Tell me, what else should I have done?
Doesn’t everything die at last, and too soon?
Tell me, what is it you plan to do
with your one wild and precious life?
‘The Summer Day’, by Mary Oliver.”
That’s what it would have gone like if we had read that poem, but we didn’t, this time. In fact, we didn’t read a poem at all. Or we did. Antoine de Saint-Exupery’s “The Little Prince” is hard to categorize unless “novella” means anything to you. Here, around the table, the reading was prefaced with a quote, from Saint-Exupery, but not from “The Little Prince”.
“A few lines from ‘Wind, Sand and Stars’ by Antoine de Saint-Exupery. Exupery’s a young pilot at the time, carrying mail from Toulouse in France to Alicante in Spain. It’s dangerous. They’d fly through the night, over mountains and across deserts, in every kind of weather. On this night a storm’s approaching, Exupery’s on his way to his plane outside. He has to pass through the warm, sheltered confines of clerks ‘talking to one another in murmurs and whispers’ of illnesses, money and other ‘domestic cares’. From ‘Wind, Sand and Stars’.
‘Nobody grasped you by the shoulder while there was still time. Now the clay of which you were shaped has dried and hardened, and naught in you will ever awaken the sleeping musician, the poet, the astronomer that possibly inhabited you in the beginning.’
From ‘Wind, Sand and Stars’, a prelude of sorts to Saint-Exupery’s ‘The Little Prince’, which is a favorite of this evening’s woman of the hour.”

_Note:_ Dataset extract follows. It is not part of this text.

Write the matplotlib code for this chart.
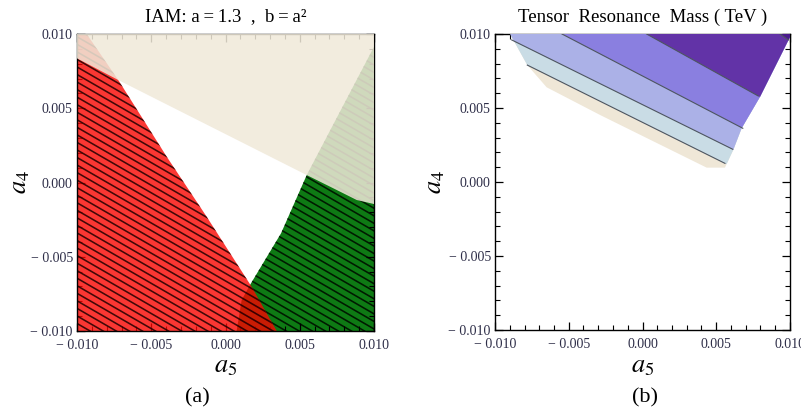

The woman of the hour was a grown-up by the way, but not the kind who never understands anything and always and forever needs everything explained. Like whether a story about the human condition was written for children or adults. Adults hear the prince warn of the tragic peril in letting giant baobab trees sprawl unchecked across a tiny planet. The correct pronunciation of giant baobab trees was a matter of some humorous disagreement at the dinner. Children know. Its phonetic spelling is na:zis. But there weren’t any children there to explain that, just a bunch of grown-ups celebrating a birthday in a way we have found meaningful. Reading. To each other. Having removed our masks to eat. And commune.
Robert Frost was eleven when his father died. One of America’s most endeared poets had a lot going for him – born into the white middle class, some ivy education, a prosperous grandfather who gifted him the farm on which he would write much of his work – but he had a lot go south, hard. Frost wrote against a backdrop of personal loss. Both his sister and a daughter were committed for mental illnesses, Frost himself suffered depression. One son died of cholera, another of suicide. A daughter died a day after birth, another would die giving birth. Asked to sum up his life, the winner of four Pulitzer Prizes for Poetry and recipient of the Congressional Gold Medal said he could do it in three words. “It goes on.” Bully that, may as well do it right.
Another couple of lines from ‘Wind, Sand and Stars’ by Antoine de Saint-Exupery. He’s still speaking of the clerks. ‘Wind, Sand and Stars’.
“You have chosen not to be perturbed by great problems, having trouble enough to forget your own fate as man. You are not the dweller on an errant planet and do not ask yourself questions to which there are no answers.”
From ‘Wind, Sand and Stars’, Antoine de Saint-Exupery.
But we are, dwellers on an errant planet. W.S. Merwin was right, remember? We are all here together without knowing it flying at a speed beyond thinking. So we must ask ourselves Mary Oliver’s question. What is it we plan to do with our one wild and precious life? The psychiatrist Elisabeth Kübler-Ross’ answer reads more like an admonition.
“It is very important that you only do what you love to do. You may be poor, you may go hungry, you may lose your car, you may have to move into a shabby place to live, but you will totally live. And at the end of your days you will bless your life because you have done what you came here to do. Otherwise, you will do things only for a reason, to please other people, and you will never have lived, and you will not have a pleasant death.”
We didn’t read that at the dinner, it being a birthday and all, but for anyone who’s forgotten they were once a child, that oughta do. We have to kneel down in the grass, be idle and blessed, stroll through the fields, reach, appreciate, live, totally live. Even while wearing a mask and frequently washing our hands always standing six feet apart in well-ventilated spaces voting to staunch the sprawl of giant baobab trees and other existential threats.
Lest one thinks our birthday dinners – a dozen friends sitting around a farm table breaking bread together and taking turns reading aloud – are conjured out of some movie on The Hallmark Channel, know this. We did not finish “The Little Prince”. We left him talking to the fox. By then, a drawing of a small sheep, three volcanoes, thousands of roses and six planets after the plane crash, one of the guests had drifted away and another had drifted off, right at the table. Grown-ups.